◆ Problem to solve
Pictures are not part of the copy. Give again exactly the lines from the one with "Output the web" to the one with "var gridValues = [0.6, 0.65, 0.7, 0.75, 0.8];", inclusive.

◆ Working data
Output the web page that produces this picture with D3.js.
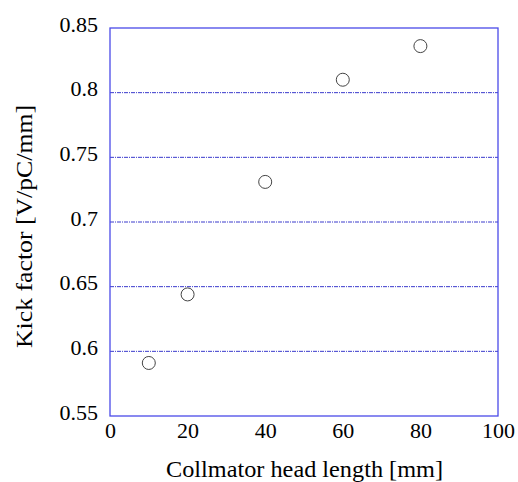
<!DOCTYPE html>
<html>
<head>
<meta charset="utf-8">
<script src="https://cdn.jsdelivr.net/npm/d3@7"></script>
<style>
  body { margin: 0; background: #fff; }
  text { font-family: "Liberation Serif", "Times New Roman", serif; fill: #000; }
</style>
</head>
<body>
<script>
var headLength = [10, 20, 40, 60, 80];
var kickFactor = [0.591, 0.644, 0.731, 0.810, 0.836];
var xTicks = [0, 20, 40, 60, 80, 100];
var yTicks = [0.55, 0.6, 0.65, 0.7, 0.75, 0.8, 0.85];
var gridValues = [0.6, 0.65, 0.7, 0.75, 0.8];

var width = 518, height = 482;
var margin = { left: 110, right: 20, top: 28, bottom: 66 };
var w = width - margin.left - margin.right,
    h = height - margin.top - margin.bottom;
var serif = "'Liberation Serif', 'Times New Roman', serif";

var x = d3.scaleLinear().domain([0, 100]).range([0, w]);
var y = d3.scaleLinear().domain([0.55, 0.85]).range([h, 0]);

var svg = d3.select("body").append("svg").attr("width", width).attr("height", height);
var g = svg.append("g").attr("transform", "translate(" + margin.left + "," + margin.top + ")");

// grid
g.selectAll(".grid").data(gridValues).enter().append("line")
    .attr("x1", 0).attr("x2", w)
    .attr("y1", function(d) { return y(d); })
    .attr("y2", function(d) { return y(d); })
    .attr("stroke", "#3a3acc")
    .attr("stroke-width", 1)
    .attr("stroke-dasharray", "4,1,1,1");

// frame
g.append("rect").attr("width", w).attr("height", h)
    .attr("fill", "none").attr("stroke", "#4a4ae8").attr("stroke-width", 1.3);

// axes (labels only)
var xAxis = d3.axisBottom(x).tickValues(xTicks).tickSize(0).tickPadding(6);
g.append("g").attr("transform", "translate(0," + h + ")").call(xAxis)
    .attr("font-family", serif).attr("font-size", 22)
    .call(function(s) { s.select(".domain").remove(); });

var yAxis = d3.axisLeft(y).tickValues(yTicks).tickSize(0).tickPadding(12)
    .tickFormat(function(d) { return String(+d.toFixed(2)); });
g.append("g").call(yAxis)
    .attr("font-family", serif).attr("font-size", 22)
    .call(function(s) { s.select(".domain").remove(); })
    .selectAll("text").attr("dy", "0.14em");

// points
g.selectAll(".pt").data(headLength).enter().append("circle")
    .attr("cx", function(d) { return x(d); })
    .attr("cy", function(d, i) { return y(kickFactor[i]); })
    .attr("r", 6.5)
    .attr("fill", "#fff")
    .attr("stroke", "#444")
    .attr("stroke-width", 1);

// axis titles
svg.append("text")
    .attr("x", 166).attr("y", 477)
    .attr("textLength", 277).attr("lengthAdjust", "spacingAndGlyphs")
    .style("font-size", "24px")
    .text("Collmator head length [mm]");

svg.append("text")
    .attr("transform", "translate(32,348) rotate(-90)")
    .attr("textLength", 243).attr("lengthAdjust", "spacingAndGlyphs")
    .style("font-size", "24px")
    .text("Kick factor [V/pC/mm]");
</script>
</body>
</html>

--

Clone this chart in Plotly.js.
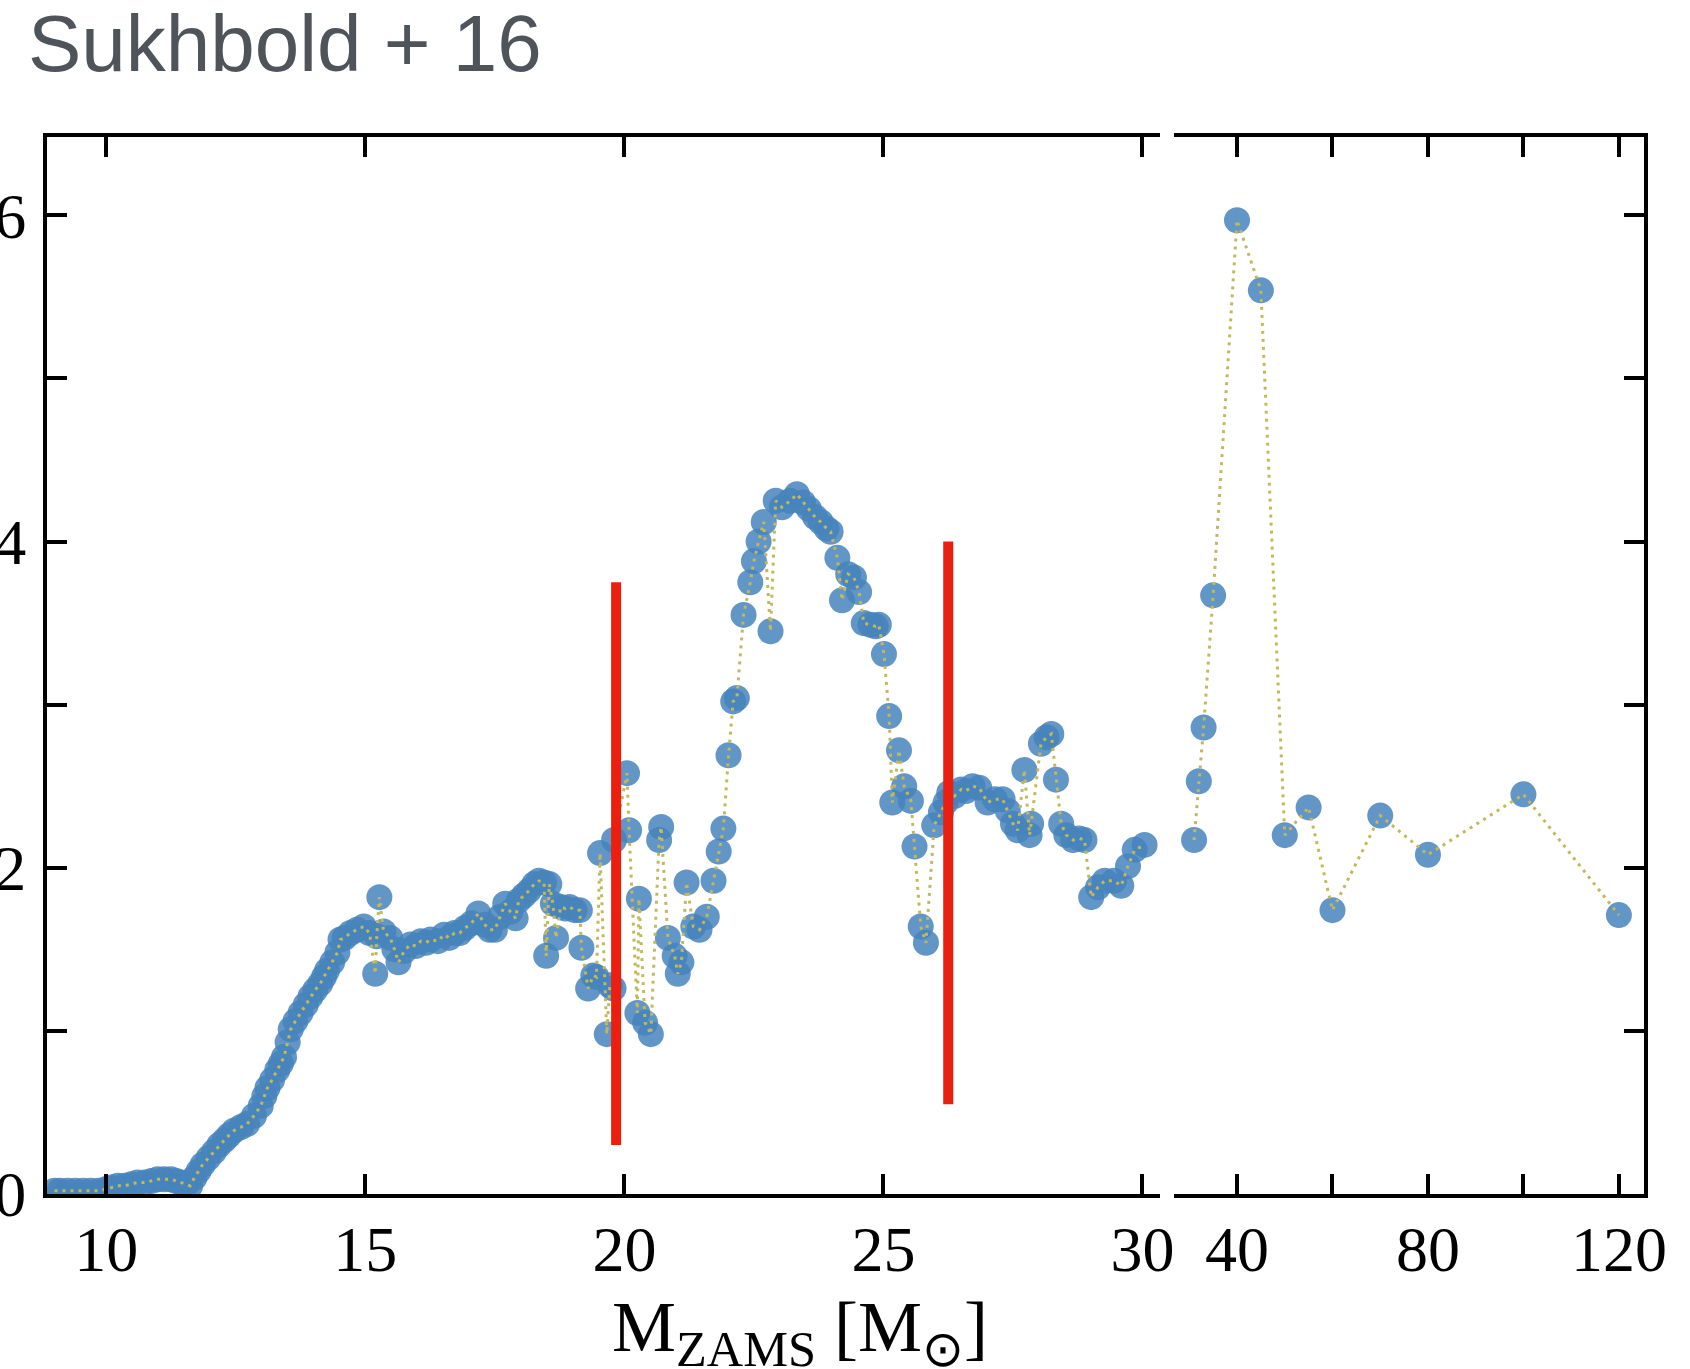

◆ The answer
Output the web page that produces this picture with D3.js.
<!DOCTYPE html>
<html>
<head>
<meta charset="utf-8">
<script src="https://cdn.jsdelivr.net/npm/d3@7"></script>
<style>
  body { margin: 0; background: #fff; }
  text { font-family: "Liberation Serif", "Times New Roman", serif; fill: #000; }
</style>
</head>
<body>
<script>
var headLength = [10, 20, 40, 60, 80];
var kickFactor = [0.591, 0.644, 0.731, 0.810, 0.836];
var xTicks = [0, 20, 40, 60, 80, 100];
var yTicks = [0.55, 0.6, 0.65, 0.7, 0.75, 0.8, 0.85];
var gridValues = [0.6, 0.65, 0.7, 0.75, 0.8];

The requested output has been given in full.